Updated

Three U.S. teenagers ended up in the emergency department with altered mental states and seriously elevated heart rates after smoking synthetic marijuana, doctors say in a new report that adds to earlier evidence the popular drug can be dangerous.

One 16-year-old girl who was brought in by her boyfriend refused to move or speak and did not respond when doctors rubbed her chest hard or pinched her.
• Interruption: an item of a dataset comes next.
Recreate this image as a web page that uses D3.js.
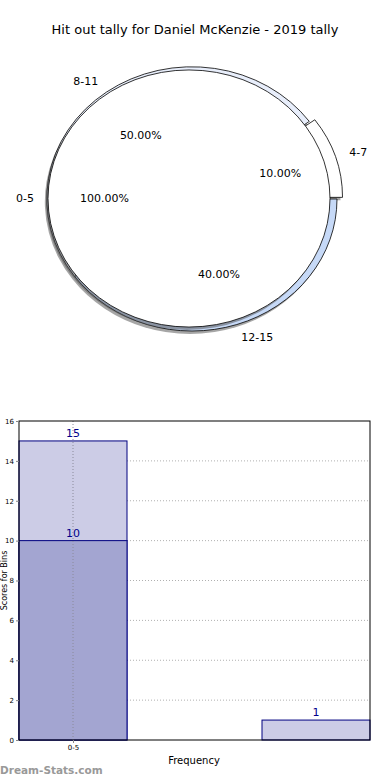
<!DOCTYPE html>
<html>
<head>
<meta charset="utf-8">
<script src="https://cdn.jsdelivr.net/npm/d3@7"></script>
<style>
  body { margin: 0; background: #fff; }
  text { font-family: "DejaVu Sans", sans-serif; }
</style>
</head>
<body>
<div id="chart"></div>
<script>
// pie data: inner pie is one bin, outer ring holds the rest
var innerLabels = ['0-5']
var innerValues = [1]
var outerLabels = ['4-7', '8-11', '12-15']
var outerValues = [1, 5, 4]
var outerColors = ['#ffffff', '#e8eefb', '#c6d9f7']
var outerExplode = [0.04, 0, 0]

// bar data
var barSeries1 = [15, 1]
var barSeries1Pos = [0, 2.25]
var barSeries2 = [10]
var barSeries2Pos = [0]
var xTickLabels = ['0-5']
var xTickPos = [0]
var yTicks = [0, 2, 4, 6, 8, 10, 12, 14, 16]

var w = 390, h = 780

var svg = d3.select('#chart').append('svg')
  .attr('width', w)
  .attr('height', h)

svg.append('text')
  .attr('x', 195).attr('y', 34)
  .attr('text-anchor', 'middle')
  .style('font-size', '13px')
  .text('Hit out tally for Daniel McKenzie - 2019 tally')

// matplotlib style pie: counter clockwise from 3 o'clock
var pie = d3.pie().sort(null)
  .startAngle(Math.PI / 2)
  .endAngle(Math.PI / 2 - 2 * Math.PI)

var pieLayer = svg.append('g')
var labelLayer = svg.append('g')

function drawPie(cx, cy, rx, ry, labels, values, colors, explode) {
  var k = ry / rx
  var arc = d3.arc().innerRadius(0).outerRadius(rx)
  var slices = pie(values)

  function mid(d) { return (d.startAngle + d.endAngle) / 2 }
  function shift(d, i) {
    var a = mid(d), e = explode[i] * rx
    return [e * Math.sin(a), -e * Math.cos(a) * k]
  }

  // shadows first
  slices.forEach(function(d, i) {
    var s = shift(d, i)
    pieLayer.append('path')
      .attr('transform', 'translate(' + (cx + s[0] - 2) + ',' + (cy + s[1] + 3) + ') scale(1,' + k + ')')
      .attr('d', arc(d))
      .attr('fill', '#4d4d4d')
      .attr('opacity', 0.5)
  })

  slices.forEach(function(d, i) {
    var s = shift(d, i)
    pieLayer.append('path')
      .attr('transform', 'translate(' + (cx + s[0]) + ',' + (cy + s[1]) + ') scale(1,' + k + ')')
      .attr('d', arc(d))
      .attr('fill', colors[i])
      .attr('stroke', '#000')
      .attr('stroke-width', 0.8)
      .attr('vector-effect', 'non-scaling-stroke')
  })

  var total = d3.sum(values)
  slices.forEach(function(d, i) {
    var s = shift(d, i)
    var a = mid(d)
    var sx = Math.sin(a), sy = -Math.cos(a)
    labelLayer.append('text')
      .attr('x', cx + s[0] + 1.1 * rx * sx)
      .attr('y', cy + s[1] + 1.1 * ry * sy)
      .attr('dy', '0.35em')
      .attr('text-anchor', sx >= 0 ? 'start' : 'end')
      .style('font-size', '11px')
      .text(labels[i])
    labelLayer.append('text')
      .attr('x', cx + s[0] + 0.6 * rx * sx)
      .attr('y', cy + s[1] + 0.6 * ry * sy)
      .attr('dy', '0.35em')
      .attr('text-anchor', 'middle')
      .style('font-size', '11px')
      .text((100 * d.value / total).toFixed(2) + '%')
  })
}

drawPie(192, 199, 145, 132, outerLabels, outerValues, outerColors, outerExplode)
drawPie(189, 198.5, 141, 128.5, innerLabels, innerValues, ['#ffffff'], [0])

// bar chart
var pLeft = 19, pRight = 370, pTop = 421, pBottom = 740

var x = d3.scaleLinear().domain([-0.5, 2.75]).range([pLeft, pRight])
var y = d3.scaleLinear().domain([0, 16]).range([pBottom, pTop])

var g = svg.append('g')

g.selectAll('.grid')
  .data(yTicks.slice(1, -1))
  .enter().append('line')
  .attr('x1', pLeft).attr('x2', pRight)
  .attr('y1', function(d) { return y(d) })
  .attr('y2', function(d) { return y(d) })
  .attr('stroke', '#b0b0b0')
  .attr('stroke-dasharray', '1,2')

function bars(vals, pos, color) {
  g.selectAll(null)
    .data(vals)
    .enter().append('rect')
    .attr('x', function(d, i) { return x(pos[i] - 0.5) })
    .attr('width', x(1) - x(0))
    .attr('y', function(d) { return y(d) })
    .attr('height', function(d) { return y(0) - y(d) })
    .attr('fill', color)
    .attr('stroke', '#000080')
    .attr('stroke-width', 1)
  g.selectAll(null)
    .data(vals)
    .enter().append('text')
    .attr('x', function(d, i) { return x(pos[i]) })
    .attr('y', function(d) { return y(d) - 4 })
    .attr('text-anchor', 'middle')
    .attr('fill', '#00008b')
    .style('font-size', '11px')
    .text(function(d) { return d })
}

bars(barSeries1, barSeries1Pos, '#ccccE6')
bars(barSeries2, barSeries2Pos, '#a3a5d1')

g.selectAll('.vgrid')
  .data(xTickPos)
  .enter().append('line')
  .attr('x1', function(d) { return x(d) })
  .attr('x2', function(d) { return x(d) })
  .attr('y1', pTop).attr('y2', pBottom)
  .attr('stroke', '#8a8a9a')
  .attr('stroke-dasharray', '1,2')

// frame
g.append('rect')
  .attr('x', pLeft).attr('y', pTop)
  .attr('width', pRight - pLeft).attr('height', pBottom - pTop)
  .attr('fill', 'none')
  .attr('stroke', '#000')
  .attr('stroke-width', 1)

var yAxis = d3.axisLeft(y).tickValues(yTicks).tickSize(3).tickPadding(2)
g.append('g')
  .attr('transform', 'translate(' + pLeft + ',0)')
  .call(yAxis)
  .call(function(s) {
    s.select('.domain').remove()
    s.selectAll('line').attr('stroke', '#888')
    s.selectAll('text').style('font-size', '7px').attr('fill', '#000')
  })

var xAxis = d3.axisBottom(x).tickValues(xTickPos)
  .tickFormat(function(d, i) { return xTickLabels[i] })
  .tickSize(3).tickPadding(2)
g.append('g')
  .attr('transform', 'translate(0,' + pBottom + ')')
  .call(xAxis)
  .call(function(s) {
    s.select('.domain').remove()
    s.selectAll('line').attr('stroke', '#888')
    s.selectAll('text').style('font-size', '7px').attr('fill', '#000')
  })

svg.append('text')
  .attr('x', 194).attr('y', 764)
  .attr('text-anchor', 'middle')
  .style('font-size', '10px')
  .text('Frequency')

svg.append('text')
  .attr('transform', 'translate(7,' + ((pTop + pBottom) / 2) + ') rotate(-90)')
  .attr('text-anchor', 'middle')
  .style('font-size', '8px')
  .text('Scores for Bins')

svg.append('text')
  .attr('x', 0).attr('y', 774)
  .attr('fill', '#999')
  .style('font-size', '10.5px')
  .style('font-weight', 'bold')
  .text('Dream-Stats.com')
</script>
</body>
</html>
Although she was lying down, her pulse was 105.

She only came back around after getting two kinds of medications -- an anti-anxiety drug and one that's used to treat abnormal movements -- and resting for several hours.

While her urine test was positive for THC, one of the active ingredients in natural marijuana, her boyfriend said they had also smoked K2, one of the many names for synthetic marijuana.

The drugs were recently banned in the U.S. and the Drug Enforcement Administration has proposed to classify them permanently as schedule 1 controlled substances -- a category that includes heroin and natural marijuana.

The synthetic versions are blends of herbs and spices laced with cannabis-like chemicals, and are sold under a variety of names, including Spice, K2 and Red X Dawn.

The synthetic drugs are believed to be much stronger than regular pot, however, and the products may include other ingredients, too.

"Because it's unregulated we don't know exactly what's in it," said Dr. Joanna Cohen, one of the authors of the new report, which was published Monday in the journal Pediatrics.

The two other cases involved both involved teenage boys.

One of them, an 18-year-old, was brought to the ER from a party, where he had gotten into an altercation. He was aggressive, agitated and sweating profusely and had a pulse of 131.

The other, a 16-year-old, seemed confused and agitated and had trouble speaking. Both teens calmed down after getting an anti-anxiety drug and were discharged from the hospital after a number of hours.

Both teens had a negative drug screen, but said they had been smoking synthetic pot, which isn't detectable on standard drug tests.

Cohen, an emergency physician at Children's National Medical Center in Washington, D.C., said the three cases described in her report are the only ones she has witnessed personally.

But last November, a team of Texas doctors published a report on three 16-year-olds who had experienced heart attacks after smoking synthetic cannabis.

And according to Cohen and her colleagues, poison control centers across the country have received 4,500 calls involving the products since 2010.

"If people were getting the effects that they wanted they probably wouldn't be calling the poison control centers," she told Reuters Health. "Anytime your teenager is acting abnormally or having aggressive agitation you should certainly seek medical attention."